Exclusivity clauses in the contract that prevent the contractor from undertaking work from any other clients would suggest a relationship of employment.

  • Part and parcel

A contractor may be viewed as “part and parcel” of the organisation and therefore an employee if they are fully integrated into the organisation. For example, the provision of uniform by the organisation, being involved in social events, how they introduce themselves, having a company email address and generally giving the impression that they are associated with the company all point towards employment.

  • Financial risk

As suggested by Cooke J in Market Investigations Ltd v Minister of Social Security [1969], ‘what degree of financial risk he takes’ suggests whether an individual is performing the services as a person in business on their own account, or as an employee. If one carries their own professional indemnity insurance, takes a financial risk when entering into the contract and there are clauses stating they have a contractual obligation to remedy any errors in their own time, this would point towards the contract being one of service, rather than employment.

  • Relevant circumstances

During the enquiry, HMRC will consider the contract(s) that govern the relationship between the worker and the client. It’s important to consider the actual working relationship, rather than just what’s written in the contract.

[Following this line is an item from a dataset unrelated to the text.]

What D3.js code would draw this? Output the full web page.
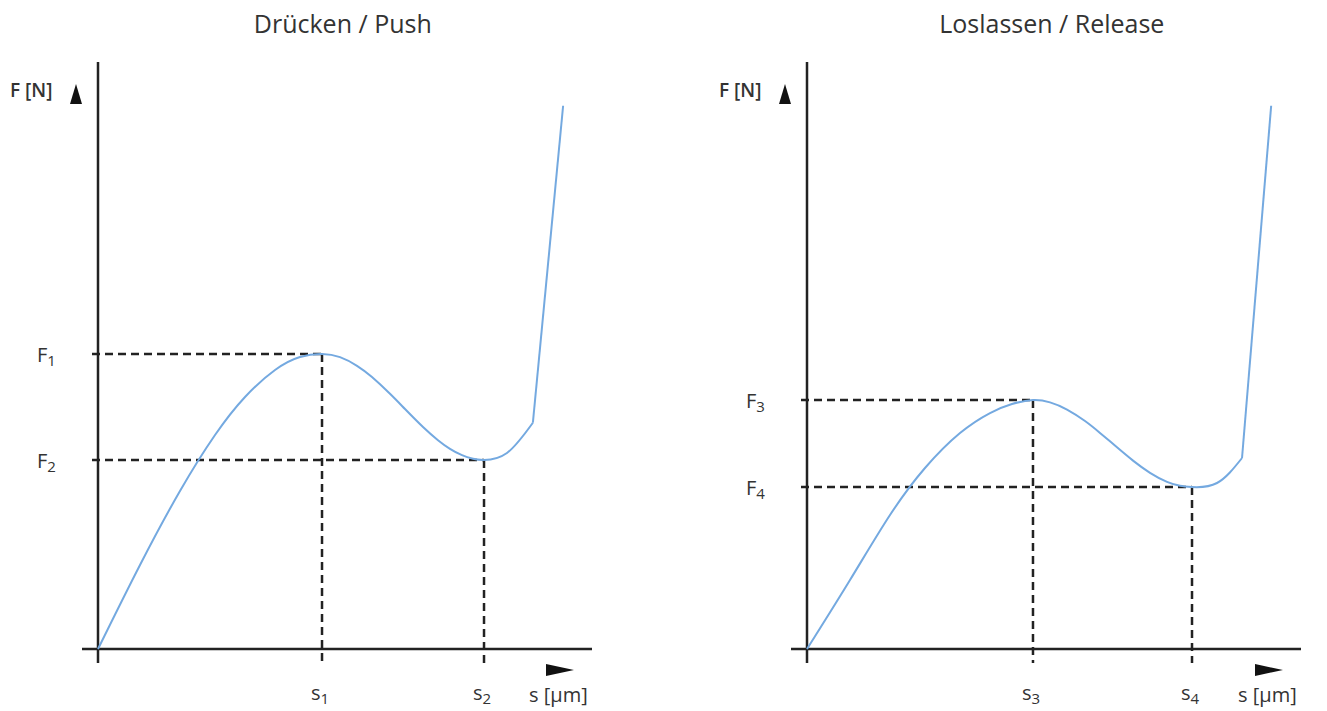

There are a multitude of factors that may tip a service provision agreement into an employment relationship. The rules for assessing employment status from a tax perspective are complex and several different aspects are required to make a determination. It is therefore essential that businesses properly assess their service relationships and ensure contracts (and the reality of the arrangements) provide them with proper protection, as a failure to do this correctly may result in significant financial consequences.